The announced reason for the change in policy is the typical one that can justify anything these days, the danger of the Islamic State. The problem is that Sisi supports General Haftar in Libya. Haftar is armed forces commander of the internationally-recognized Tobruk government. 

Haftar is battling not just the Islamic State but the competing government based in Tripoli which is also being attacked by the Islamic State. In other words, SIsi  can use his weapons to turn the tide in Haftar's battle to retake territory from the Tripoli government.

The US and other western countries have supported the UN peace process. Haftar has sabotaged the process whenever he could.

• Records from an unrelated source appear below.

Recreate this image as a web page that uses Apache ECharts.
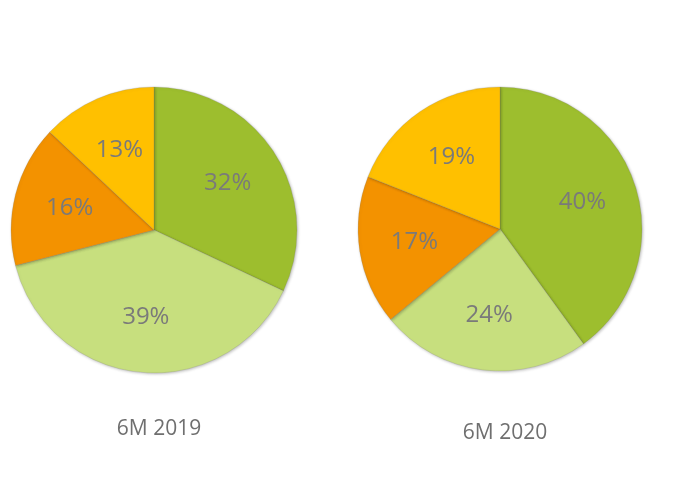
<!DOCTYPE html>
<html>
<head>
<meta charset="utf-8">
<script src="https://cdn.jsdelivr.net/npm/echarts@6/dist/echarts.min.js"></script>
<style>
  html, body { margin: 0; padding: 0; background: #fff; }
  #chart { width: 697px; height: 496px; }
</style>
</head>
<body>
<div id="chart"></div>
<script>
// 数据
var categories = ['A', 'B', 'C', 'D'];
var values2019 = [32, 39, 16, 13];
var values2020 = [40, 24, 17, 19];
var periodLabels = ['6M 2019', '6M 2020'];
var sliceColors = ['#9dbe2e', '#c7df7e', '#f39200', '#ffc000'];

var chart = echarts.init(document.getElementById('chart'));

// 饼图中心与半径（像素）
var pies = [
  { cx: 154, cy: 230, r: 143, values: values2019 },
  { cx: 500, cy: 229, r: 142, values: values2020 }
];

function buildData(vals) {
  var arr = [];
  for (var i = 0; i < vals.length; i++) {
    arr.push({ name: categories[i], value: vals[i], itemStyle: { color: sliceColors[i] } });
  }
  return arr;
}

// 标签向外推，放在约 0.6 半径处
function pushLabel(pie) {
  return function (params) {
    var lr = params.labelRect;
    var x = lr.x + lr.width / 2;
    var y = lr.y + lr.height / 2;
    return {
      x: pie.cx + (x - pie.cx) * 1.17,
      y: pie.cy + (y - pie.cy) * 1.17
    };
  };
}

var series = [];
for (var k = 0; k < pies.length; k++) {
  var p = pies[k];
  series.push({
    type: 'pie',
    center: [p.cx, p.cy],
    radius: [0, p.r],
    startAngle: 90,
    clockwise: true,
    silent: true,
    data: buildData(p.values),
    itemStyle: {
      borderColor: 'rgba(120,120,120,0.35)',
      borderWidth: 0.6,
      shadowColor: 'rgba(0,0,0,0.25)',
      shadowBlur: 3,
      shadowOffsetX: 1,
      shadowOffsetY: 1
    },
    label: {
      show: true,
      position: 'inside',
      formatter: '{c}%',
      color: '#7a7a7a',
      fontFamily: 'Open Sans',
      fontSize: 24
    },
    labelLine: { show: false },
    labelLayout: pushLabel(p)
  });
}

var option = {
  backgroundColor: '#ffffff',
  animation: false,
  title: [
    {
      text: periodLabels[0],
      left: 154, top: 414,
      textAlign: 'center',
      textStyle: { color: '#6f6f6f', fontFamily: 'Open Sans', fontSize: 21, fontWeight: 'normal' }
    },
    {
      text: periodLabels[1],
      left: 500, top: 418,
      textAlign: 'center',
      textStyle: { color: '#6f6f6f', fontFamily: 'Open Sans', fontSize: 21, fontWeight: 'normal' }
    }
  ],
  series: series
};

chart.setOption(option);
</script>
</body>
</html>
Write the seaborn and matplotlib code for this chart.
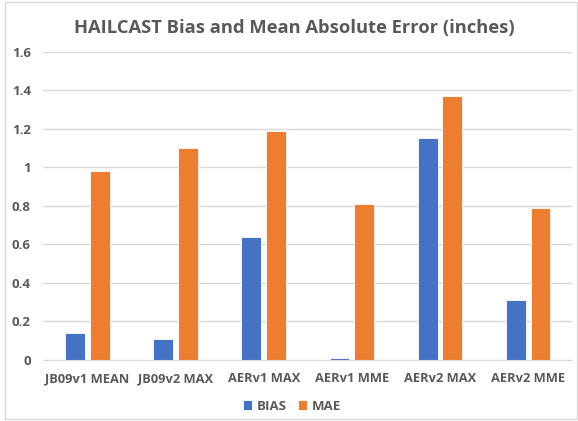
import pandas as pd
import matplotlib.pyplot as plt
import seaborn as sns
from matplotlib.patches import Rectangle

# Chart values
categories = ['JB09v1 MEAN', 'JB09v2 MAX', 'AERv1 MAX', 'AERv1 MME', 'AERv2 MAX', 'AERv2 MME']
bias = [0.14, 0.11, 0.64, 0.01, 1.15, 0.31]
mae = [0.98, 1.10, 1.19, 0.81, 1.37, 0.79]
y_ticks = [0, 0.2, 0.4, 0.6, 0.8, 1, 1.2, 1.4, 1.6]
y_tick_labels = ['0', '0.2', '0.4', '0.6', '0.8', '1', '1.2', '1.4', '1.6']

df = pd.DataFrame({
    'category': categories * 2,
    'value': bias + mae,
    'series': ['BIAS'] * len(bias) + ['MAE'] * len(mae),
})

sns.set_style('white')
plt.rcParams['font.family'] = ['Open Sans', 'DejaVu Sans']
plt.rcParams['font.weight'] = 'bold'
text_color = '#595959'

fig = plt.figure(figsize=(5.78, 4.21), dpi=100)
ax = fig.add_axes([0.075, 0.145, 0.915, 0.732])

sns.barplot(data=df, x='category', y='value', hue='series',
            palette=['#4472C4', '#ED7D31'], saturation=1, width=0.56, gap=0.2,
            edgecolor='white', linewidth=0.6, ax=ax)

ax.set_ylim(0, 1.6)
ax.set_yticks(y_ticks)
ax.set_yticklabels(y_tick_labels, fontweight='bold')
ax.set_xticks(range(len(categories)))
ax.set_xticklabels(categories, fontweight='bold')
ax.set_xlim(-0.5, len(categories) - 0.5)
ax.grid(axis='y', color='#d9d9d9', linewidth=1)
ax.set_axisbelow(True)
for side in ['top', 'right', 'left']:
    ax.spines[side].set_visible(False)
ax.spines['bottom'].set_color('#d9d9d9')
ax.set_xlabel('')
ax.set_ylabel('')
ax.tick_params(axis='both', length=0, labelcolor=text_color)
ax.tick_params(axis='y', pad=9, labelsize=9.5)
ax.tick_params(axis='x', pad=9, labelsize=9.3)

leg = ax.legend(loc='upper center', bbox_to_anchor=(0.47, -0.09), ncol=2, frameon=False,
                handlelength=0.7, handleheight=0.7, handletextpad=0.3, columnspacing=0.9,
                prop={'weight': 'bold', 'size': 9.5})
for t in leg.get_texts():
    t.set_color(text_color)

fig.text(0.51, 0.933, 'HAILCAST Bias and Mean Absolute Error (inches)', ha='center', va='center',
         fontsize=13.2, fontweight='bold', color=text_color)

# light chart-area border
fig.patches.append(Rectangle((0.009, 0.005), 0.99, 0.99, transform=fig.transFigure,
                             fill=False, edgecolor='#d9d9d9', linewidth=1))

fig.savefig('out.png', dpi=100)
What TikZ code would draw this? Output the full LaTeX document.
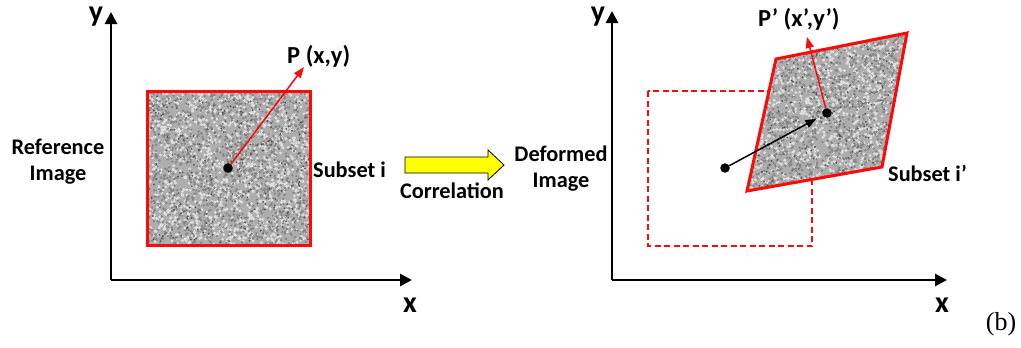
\documentclass[tikz,border=0pt]{standalone}
\usepackage{fontspec}
\setmainfont{Carlito}
\newfontfamily\tagfont{Liberation Serif}
\usetikzlibrary{arrows.meta}
\definecolor{subsetred}{RGB}{250,10,10}
\definecolor{flowyellow}{RGB}{255,255,0}

% speckle texture: base tone plus random light and dark grains
% #1,#2 = top-left corner, #3 = width, #4 = height
\newcommand\specklefill[4]{%
  \fill[black!32] (#1,#2) rectangle ++(#3,#4);
  \fill[black!13] \foreach \k in {1,...,1300}{({#1+#3*rnd},{#2+#4*rnd}) circle (1.6pt)};
  \fill[black!48] \foreach \k in {1,...,1300}{({#1+#3*rnd},{#2+#4*rnd}) circle (1.3pt)};
  \fill[black!68] \foreach \k in {1,...,260}{({#1+#3*rnd},{#2+#4*rnd}) circle (1.0pt)};
}

\begin{document}
\begin{tikzpicture}[x=1pt,y=-1pt,
  axis/.style={line width=2.8pt,-{Triangle[length=12pt,width=12pt]}},
  lbl/.style={font=\bfseries\fontsize{22.3}{26}\selectfont,inner sep=0pt},
  axlbl/.style={font=\bfseries\fontsize{30}{32}\selectfont,inner sep=0pt,anchor=base},
  ptlbl/.style={font=\bfseries\fontsize{24.5}{28}\selectfont,inner sep=0pt,anchor=base west},
  dot/.style={circle,fill=black,inner sep=0pt,minimum size=9.5pt},
  subsetframe/.style={draw=subsetred,line width=3pt,line join=miter},
  refframe/.style={draw=subsetred,line width=1.7pt,dash pattern=on 6pt off 3.5pt},
  disp/.style={draw=subsetred,line width=1.5pt,-{Triangle[length=11pt,width=8pt]}},
  moveline/.style={draw=black,line width=1.5pt,-{Triangle[length=11pt,width=8pt]},shorten >=7pt},
]
\useasboundingbox (0,0) rectangle (1021,348);
\pgfmathsetseed{4711}

% ---------- reference image ----------
\coordinate (O1) at (111,280);
\coordinate (Y1) at (111,12);
\coordinate (X1) at (412,280);
\draw[axis] (O1) -- (Y1);
\draw[axis] (O1) -- (X1);
\node[axlbl] (y1lbl) at (96,21) {y};
\node[axlbl] (x1lbl) at (410,312) {x};

\coordinate (S1a) at (147,91);
\coordinate (S1c) at (310,245);
\begin{scope}
  \clip (S1a) rectangle (S1c);
  \specklefill{147}{91}{163}{154}
\end{scope}
\draw[subsetframe] (S1a) rectangle (S1c);

\node[dot] (P) at (228,168) {};
\coordinate (Ptip) at (304,67);
\draw[disp] (P) -- (Ptip);
\node[ptlbl] (Plbl) at (287,63) {P (x,y)};
\node[lbl,anchor=base west] (sub1) at (313,177) {Subset i};
\node[lbl,align=center] (reflbl) at (58,161.5) {Reference\\Image};

% ---------- correlation step ----------
\fill[flowyellow,draw=black,line width=0.8pt]
  (405,157) -- (488,157) -- (488,150) -- (504,165) -- (488,180)
  -- (488,173) -- (405,173) -- cycle;
\node[lbl,anchor=base] (corr) at (452,198) {Correlation};
\node[lbl,align=center] (deflbl) at (561,168.5) {Deformed\\Image};

% ---------- deformed image ----------
\coordinate (O2) at (612,280);
\coordinate (Y2) at (612,11);
\coordinate (X2) at (947,280);
\draw[axis] (O2) -- (Y2);
\draw[axis] (O2) -- (X2);
\node[axlbl] (y2lbl) at (598,21) {y};
\node[axlbl] (x2lbl) at (942,312) {x};

% original subset position
\draw[refframe] (648,91) rectangle (812,246);

% deformed subset
\coordinate (Da) at (776,59);
\coordinate (Db) at (907,33);
\coordinate (Dc) at (882,167);
\coordinate (Dd) at (747,191);
\begin{scope}
  \clip (Da) -- (Db) -- (Dc) -- (Dd) -- cycle;
  \specklefill{745}{31}{164}{162}
\end{scope}
\draw[subsetframe] (Da) -- (Db) -- (Dc) -- (Dd) -- cycle;

\node[dot] (Q) at (725,168) {};
\node[dot] (P2) at (827,113) {};
\draw[moveline] (Q) -- (P2);
\coordinate (P2tip) at (807,37);
\draw[disp] (P2) -- (P2tip);
\node[ptlbl] (P2lbl) at (758,26) {P’ (x’,y’)};
\node[lbl,anchor=base west] (sub2) at (888,181) {Subset i’};

\node[font=\tagfont\fontsize{26}{28}\selectfont,inner sep=0pt,anchor=base] (tag) at (1001,330) {(b)};
\end{tikzpicture}
\end{document}
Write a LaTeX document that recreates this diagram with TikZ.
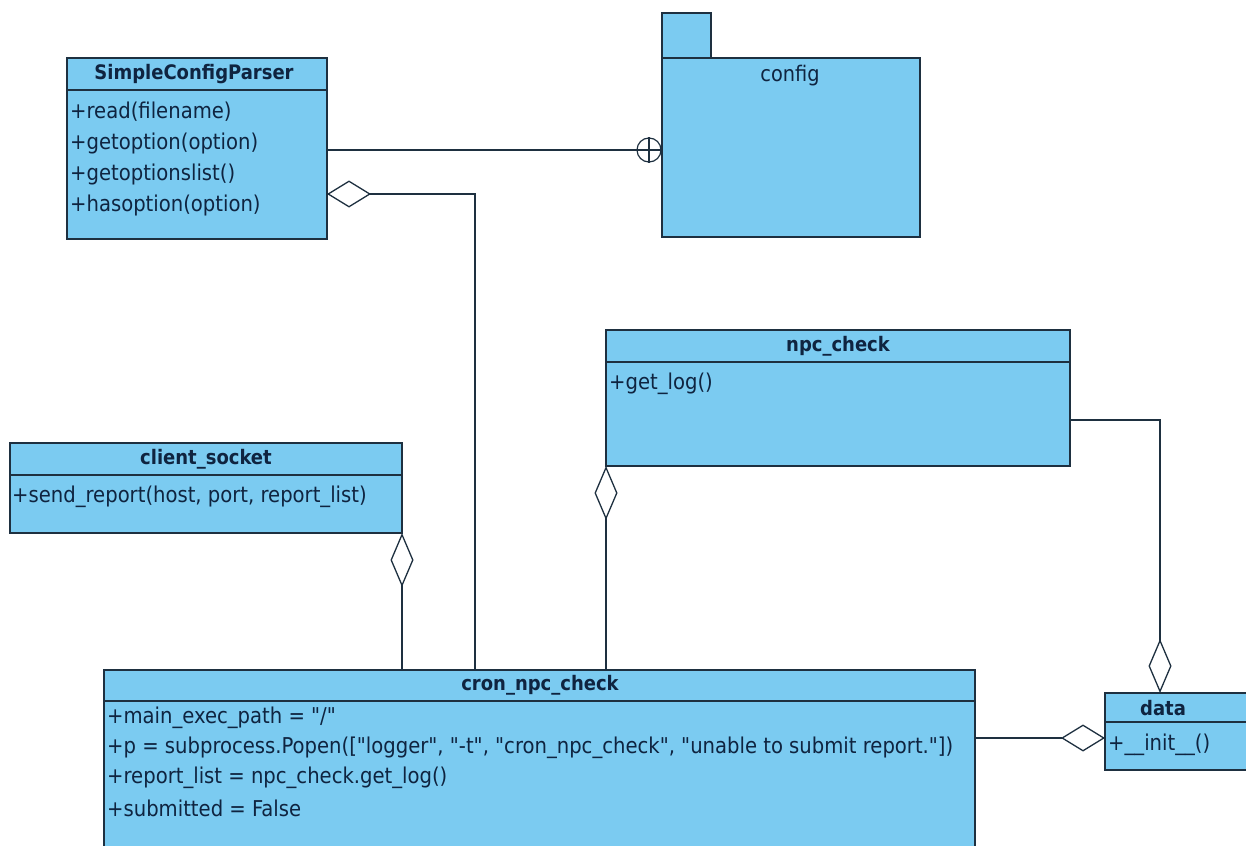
\documentclass[tikz,border=0pt]{standalone}
\usepackage{fontspec}
\setmainfont{DejaVu Sans Condensed}[Ligatures=TeXOff]
\usetikzlibrary{arrows.meta,calc}
\definecolor{boxfill}{HTML}{7BCBF1}
\definecolor{boxline}{HTML}{1E3040}
\definecolor{txt}{HTML}{0F2440}
\begin{document}
\begin{tikzpicture}[x=1pt,y=-1pt,
  cls/.style={draw=boxline, line width=1.7pt, fill=boxfill, anchor=north west, inner sep=0pt, outer sep=0pt},
  sep/.style={draw=boxline, line width=1.7pt},
  ttl/.style={font=\bfseries\fontsize{20}{24}\selectfont, text=txt, inner sep=0pt},
  mem/.style={anchor=west, font=\fontsize{21.8}{25}\selectfont, text=txt, inner sep=0pt},
  conn/.style={draw=boxline, line width=1.3pt},
  aggH/.style={conn, -{Diamond[length=44pt, width=27pt, fill=white]}},
  aggV/.style={conn, -{Diamond[length=54pt, width=23pt, fill=white]}}
]
\clip (0,0) rectangle (1246,845);
\fill[white] (0,0) rectangle (1246,845);

% SimpleConfigParser
\node[cls, minimum width=260pt, minimum height=181pt] (scp) at (67,58) {};
\draw[sep] ($(scp.north west)+(0,32)$) -- ($(scp.north east)+(0,32)$);
\node[ttl] (scpT) at (194,74) {SimpleConfigParser};
\node[mem] (scp1) at (70,112) {+read(filename)};
\node[mem] (scp2) at (70,143) {+getoption(option)};
\node[mem] (scp3) at (70,174) {+getoptionslist()};
\node[mem] (scp4) at (70,205) {+hasoption(option)};

% config package
\node[cls, minimum width=49pt, minimum height=45pt] (tab) at (662,13) {};
\node[cls, minimum width=258pt, minimum height=179pt] (cfg) at (662,58) {};
\node[font=\fontsize{21.5}{25}\selectfont, text=txt, inner sep=0pt] (cfgT) at (790,76) {config};

% npc_check
\node[cls, minimum width=464pt, minimum height=136pt] (npc) at (606,330) {};
\draw[sep] ($(npc.north west)+(0,32)$) -- ($(npc.north east)+(0,32)$);
\node[ttl] (npcT) at (838,346) {npc\_check};
\node[mem] (npc1) at (609,384) {+get\_log()};

% client_socket
\node[cls, minimum width=392pt, minimum height=90pt] (cs) at (10,443) {};
\draw[sep] ($(cs.north west)+(0,32)$) -- ($(cs.north east)+(0,32)$);
\node[ttl] (csT) at (206,459) {client\_socket};
\node[mem] (cs1) at (12,497) {+send\_report(host, port, report\_list)};

% cron_npc_check
\node[cls, minimum width=871pt, minimum height=190pt] (cron) at (104,670) {};
\draw[sep] ($(cron.north west)+(0,31)$) -- ($(cron.north east)+(0,31)$);
\node[ttl] (cronT) at (540,685) {cron\_npc\_check};
\node[mem] (cr1) at (107,718) {+main\_exec\_path = "/"};
\node[mem] (cr2) at (107,748) {+p = subprocess.Popen(["logger", "-t", "cron\_npc\_check", "unable to submit report."])};
\node[mem] (cr3) at (107,778) {+report\_list = npc\_check.get\_log()};
\node[mem] (cr4) at (107,808) {+submitted = False};

% data
\node[cls, minimum width=150pt, minimum height=77pt] (data) at (1105,693) {};
\draw[sep] ($(data.north west)+(0,29)$) -- ($(data.north east)+(0,29)$);
\node[ttl] (dataT) at (1163,708) {data};
\node[mem] (d1) at (1108,745) {+\_\_init\_\_()};

% nesting connector
\node[circle, draw=boxline, line width=1.2pt, fill=white, minimum size=24pt, inner sep=0pt] (cp) at (649,150) {};
\draw[conn] (cp.north) -- (cp.south) (cp.west) -- (cp.east);
\draw[conn] (scp.east |- cp) -- (cp.west);

% aggregations
\coordinate (k1) at (475,194);
\draw[aggH] (cron.north -| k1) -- (k1) -- (scp.east |- k1);
\draw[aggV] (cron.north -| cs.south east) -- (cs.south east);
\draw[aggV] (cron.north -| npc.south west) -- (npc.south west);
\coordinate (k2) at (1160,420);
\draw[aggV] (npc.east |- k2) -- (k2) -- (data.north -| k2);
\coordinate (k3) at (1020,738);
\draw[aggH] (cron.east |- k3) -- (data.west |- k3);
\end{tikzpicture}
\end{document}
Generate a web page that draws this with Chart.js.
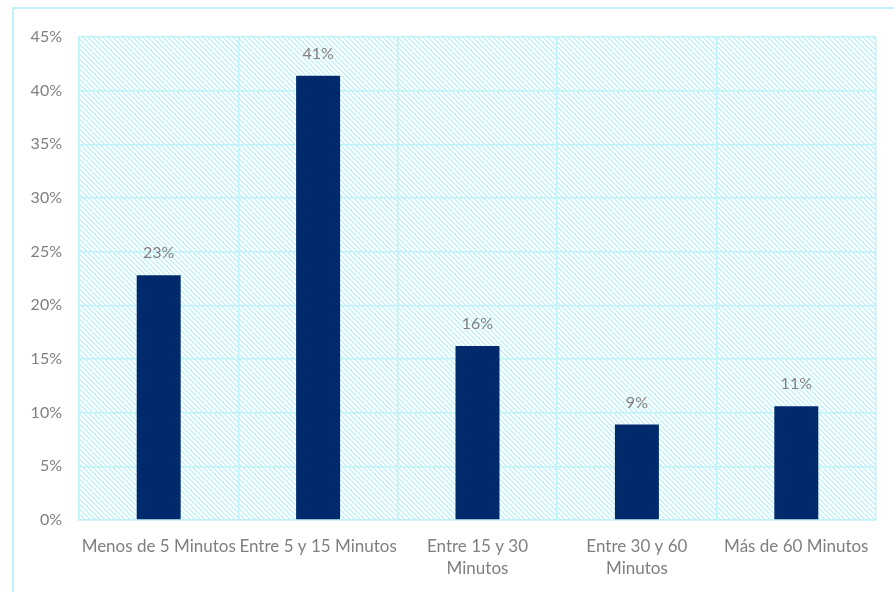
<!DOCTYPE html>
<html>
<head>
<meta charset="utf-8">
<script src="https://cdn.jsdelivr.net/npm/chart.js@4"></script>
<style>
  html, body { margin: 0; padding: 0; background: #ffffff; }
  #wrap { width: 894px; height: 592px; }
</style>
</head>
<body>
<div id="wrap"><canvas id="chart"></canvas></div>
<script>
// tiempo de espera por rango
const categories = [
    'Menos de 5 Minutos',
    'Entre 5 y 15 Minutos',
    ['Entre 15 y 30', 'Minutos'],
    ['Entre 30 y 60', 'Minutos'],
    'Más de 60 Minutos'
];
const shares = [22.8, 41.4, 16.2, 8.9, 10.6];
const yTicks = [0, 5, 10, 15, 20, 25, 30, 35, 40, 45];

const FONT = 'Lato, "Open Sans", sans-serif';
const GRID = '#bff2f8';
const TEXT = '#7f7f7f';

/**
 * Small diagonal hatch used behind the bars.
 */
function makeHatch(ctx) {
    const n = 5;
    const tile = document.createElement('canvas');
    tile.width = n;
    tile.height = n;
    const t = tile.getContext('2d');
    t.fillStyle = '#ffffff';
    t.fillRect(0, 0, n, n);
    t.fillStyle = '#c2f5fb';
    for (let y = 0; y < n; y++) {
        t.fillRect(y % n, y, 1, 1);
        t.fillRect((y + 1) % n, y, 1, 1);
    }
    return ctx.createPattern(tile, 'repeat');
}

const framePlugin = {
    id: 'frame',
    beforeDraw(chart) {
        const { ctx, chartArea: a } = chart;
        ctx.save();
        ctx.strokeStyle = GRID;
        ctx.lineWidth = 2;
        ctx.beginPath();
        ctx.moveTo(13, chart.height);
        ctx.lineTo(13, 8);
        ctx.lineTo(chart.width, 8);
        ctx.stroke();
        ctx.fillStyle = makeHatch(ctx);
        ctx.fillRect(a.left, a.top, a.right - a.left, a.bottom - a.top);
        ctx.restore();
    }
};

const valueLabels = {
    id: 'valueLabels',
    afterDatasetsDraw(chart) {
        const { ctx } = chart;
        const meta = chart.getDatasetMeta(0);
        ctx.save();
        ctx.font = '16px ' + FONT;
        ctx.fillStyle = TEXT;
        ctx.textAlign = 'center';
        ctx.textBaseline = 'middle';
        meta.data.forEach((bar, i) => {
            ctx.fillText(Math.round(shares[i]) + '%', bar.x, bar.y - 22);
        });
        ctx.restore();
    }
};

new Chart(document.getElementById('chart'), {
    type: 'bar',
    data: {
        labels: categories,
        datasets: [{
            data: shares,
            backgroundColor: '#002a6c',
            borderWidth: 0,
            categoryPercentage: 1,
            barPercentage: 0.276
        }]
    },
    options: {
        responsive: true,
        maintainAspectRatio: false,
        animation: false,
        layout: { padding: { top: 37, right: 18, left: 0, bottom: 0 } },
        plugins: {
            legend: { display: false },
            tooltip: { enabled: false }
        },
        scales: {
            x: {
                grid: { color: GRID, lineWidth: 1.5, drawTicks: false, offset: true },
                border: { color: GRID, width: 1.5 },
                ticks: {
                    color: TEXT,
                    font: { family: FONT, size: 17, lineHeight: 1.3 },
                    padding: 15,
                    maxRotation: 0,
                    autoSkip: false
                },
                afterFit(scale) { scale.height = 72; }
            },
            y: {
                min: 0,
                max: 45,
                afterBuildTicks(scale) { scale.ticks = yTicks.map(v => ({ value: v })); },
                grid: { color: GRID, lineWidth: 1.5, drawTicks: false },
                border: { color: GRID, width: 1.5 },
                ticks: {
                    color: TEXT,
                    font: { family: FONT, size: 16 },
                    padding: 17,
                    callback: v => v + '%'
                },
                afterFit(scale) { scale.width = 79; }
            }
        }
    },
    plugins: [framePlugin, valueLabels]
});
</script>
</body>
</html>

With renewed arms supplied by Egypt ostensibly to help fight the Islamic State, Haftar can carry out his mission to defeat the forces of the competing government in Tripoli.

With the release of the suspended military aid to Egypt, Sisi will receive 12 F-16 fighter jets, replacements kits for 125 Abrams tanks, 20 Harpoon missiles, and the $1.3 billion that had been suspended.

Egypt's improving relationships with Russia have also caused some tension with Saudi Arabia although on many issues such as military action against Yemen the two agree completely. At the Arab League meeting in the Egyptian resort of Sharm el_Sheik, the two states however disagreed on the issue of Syria. Sisi urged a political solution to the conflict. Saudi Arabia insists that Assad must go, but el-Sisi stressed the need to battle terrorism and prevent the collapse of Syrian state institutions.

He is planning to host a conference of the Syrian opposition to form a unified political position on talks. This is the type of action that Russia would prefer as well. While Egypt does not outright give support for Assad, an Egyptian official told AP that the Assad  regime "must be part of the negotiations and the transitional period." The opposition members who would agree to this are no doubt few in number and any political agreement might have very little effect on the battles taking place in Syria. The tightly controlled press in Egypt and Saudi Arabia lambasted each other for their respective positions on Syria. 

Egypt is obviously trying to develop its own more independent foreign policy that is distressing not just to the US but US ally Saudi Arabia as well.